One of the highlights of the present collection, the Ecce Homo represents an early, significant moment in the Indo-Portuguese artistic conversation, and is justly worthy of study with regard to the achievement and intervention of the Indian artist.
The ‘Man of Sorrows’ or ‘King of the Jews’ theme, based on the Gospel of St. John (19: 4-5), took on renewed vigour during the Counter-Reformation period. A crucial scene in Christ’s Passion, it shows a bloodied, battered Christ emerging from the Roman hall of scourging, with crown of thorns, purple robe and reed-sceptre, all to mock him. He is then presented by Pontius Pilate, the Roman governor, to the crowd, hoping for their pity, with the words “Ecce homo” (Behold the man!).
Christ is dressed in this polychrome gilded painting on wood in a gold-edged scarlet robe, his hands tied with a rope to his neck, and holding a once-green reed. Around his face is a dramatic radiating halo with straight and wavy rays in gold. His angular face and ascetic body are in European flesh tints, the body lacerated and blood-stained, the hands slender and rounded in the Italianate style. His hair and beard are in dark brown with the crown of thorns in a lighter shade; his expressive brown eyes hold both pain and detachment. His loincloth in white has both light and shade. The flesh tints use pigments similar to Iberian painting; the use of light and shade, and the transparency achieved, display European influence.
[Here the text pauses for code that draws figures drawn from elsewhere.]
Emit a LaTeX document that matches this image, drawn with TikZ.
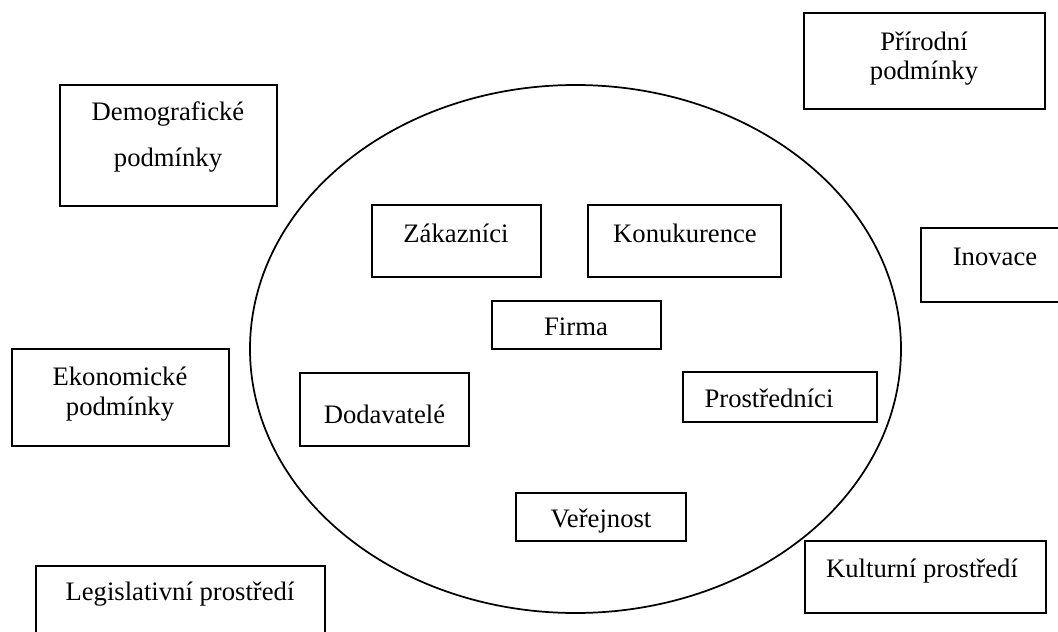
\documentclass[tikz,border=0pt]{standalone}
\usepackage{fontspec}
\setmainfont{Liberation Serif}
\begin{document}
\begin{tikzpicture}[x=0.75pt,y=0.75pt,yscale=-1,xscale=1,
  box/.style={line width=1.1pt},
  txt/.style={anchor=base,inner sep=0.75pt,font=\fontsize{20}{24}\selectfont}]
\useasboundingbox (0,0) rectangle (1058,632);

%Shape: Ellipse
\draw [line width=1.3pt] (575.5,349) ellipse [x radius=325.5, y radius=264];

%Shape: Rectangle
\draw [box] (804,13) -- (1045,13) -- (1045,109) -- (804,109) -- cycle ;
%Shape: Rectangle
\draw [box] (60,85) -- (277,85) -- (277,206) -- (60,206) -- cycle ;
%Shape: Rectangle
\draw [box] (372,205) -- (541,205) -- (541,277) -- (372,277) -- cycle ;
%Shape: Rectangle
\draw [box] (588,205) -- (781,205) -- (781,277) -- (588,277) -- cycle ;
%Shape: Rectangle
\draw [box] (1070,228) -- (921,228) -- (921,302) -- (1070,302) ;
%Shape: Rectangle
\draw [box] (492,301) -- (661,301) -- (661,349) -- (492,349) -- cycle ;
%Shape: Rectangle
\draw [box] (12,349) -- (229,349) -- (229,446) -- (12,446) -- cycle ;
%Shape: Rectangle
\draw [box] (300,373) -- (469,373) -- (469,446) -- (300,446) -- cycle ;
%Shape: Rectangle
\draw [box] (683,372) -- (877,372) -- (877,422) -- (683,422) -- cycle ;
%Shape: Rectangle
\draw [box] (516,493) -- (686,493) -- (686,541) -- (516,541) -- cycle ;
%Shape: Rectangle
\draw [box] (805,541) -- (1046,541) -- (1046,613) -- (805,613) -- cycle ;
%Shape: Rectangle
\draw [box] (36,645) -- (36,566) -- (325,566) -- (325,645) ;

% Text Node
\draw (924,50) node (prirodni) [txt] {Přírodní};
% Text Node
\draw (924,79) node (prirodni2) [txt] {podmínky};
% Text Node
\draw (168,120) node (demo) [txt] {Demografické};
% Text Node
\draw (168,166) node (demo2) [txt] {podmínky};
% Text Node
\draw (456,242) node (zakaznici) [txt] {Zákazníci};
% Text Node
\draw (685,242) node (konkurence) [txt] {Konukurence};
% Text Node
\draw (995,265) node (inovace) [txt] {Inovace};
% Text Node
\draw (576,335) node (firma) [txt] {Firma};
% Text Node
\draw (120,385) node (ekon) [txt] {Ekonomické};
% Text Node
\draw (120,415) node (ekon2) [txt] {podmínky};
% Text Node
\draw (384.5,423) node (dodavatele) [txt] {Dodavatelé};
% Text Node
\draw (769,407) node (prostrednici) [txt] {Prostředníci};
% Text Node
\draw (601,527) node (verejnost) [txt] {Veřejnost};
% Text Node
\draw (922,577) node (kultura) [txt] {Kulturní prostředí};
% Text Node
\draw (180,600) node (legis) [txt] {Legislativní prostředí};
\end{tikzpicture}
\end{document}
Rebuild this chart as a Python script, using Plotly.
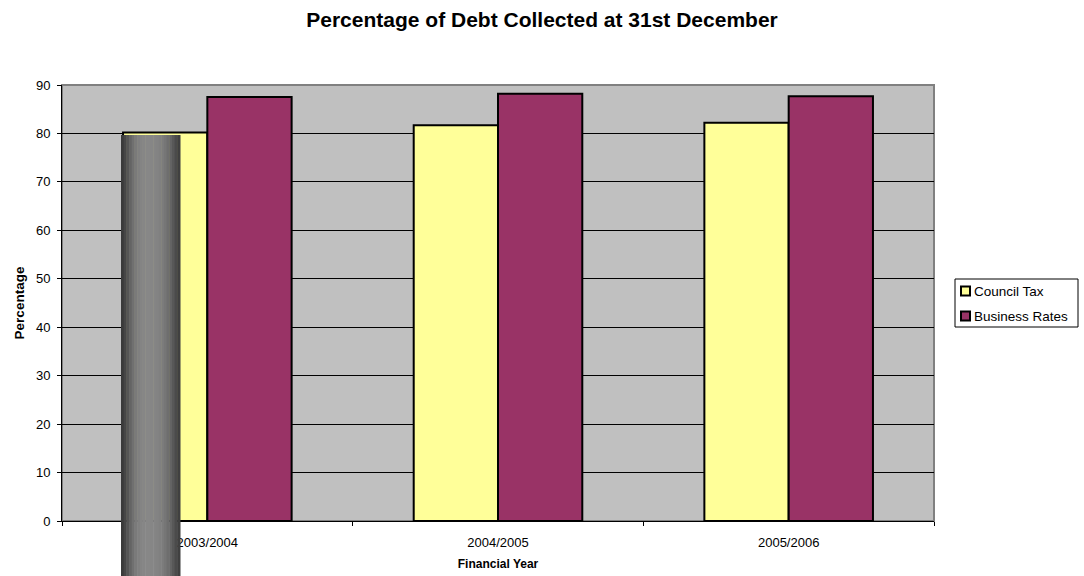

While the treatment of the body is in accordance with Spanish art treatises, the rich, warm colours and the intense gold effects, as in halo and drapery, achieved through gold leaf, are a specifically Indian contribution. The skill of the local artist is revealed in both style and rendition of the subject, and in his sense of story. He combines indigenous materials and artistic knowledge in the execution of his work, with the use of red and yellow ochre, and lampblack (local pigments), along with the unfamiliar verdigris. For the background, he chose lampblack, as Indian mural art practice stipulated, as against Portuguese boneblack, knowing the latter would cause efflorescence with time. Verdigris, on the other hand, a commonly used pigment in 17th century Portuguese painting, was unknown to him; the choice of this chemically unstable pigment has meant that the green reed has turned brown due to oxidation over time.
The original frame of the painting is missing, leaving the image free of visual constraint.
NOTES
For a detailed discussion of this painting with regard to layers, materials and methods, see Antunes V, Serrão V, Candeias A, et al. “Scrutinizing Ecce Homo: European or Indian painting? Assessment by Raman and complementary spectroscopic techniques” in Journal of Raman Spectroscopy, 2019, 50: 161–174.
REFERENCES
1. Serrão, Victor. “Painting and Devotion in Goa in the Time of the Philippians: The Monastery of Saint Monica on ‘Monte Santo’ (c. 1606-1639) and its Artists,” Oriente, No. 20, 2011.
2. Antunes V, Serrão V, Candeias A, et al. “Scrutinizing Ecce Homo: European or Indian painting? Assessment by Raman and complementary spectroscopic techniques” in Journal of Raman Spectroscopy, 2019, 50: 161–174.
PUBLICATIONS
Museum of Christian Art, Convent of Santa Monica, Goa, India, Calouste Gulbenkian Foundation, Lisbon, 2011.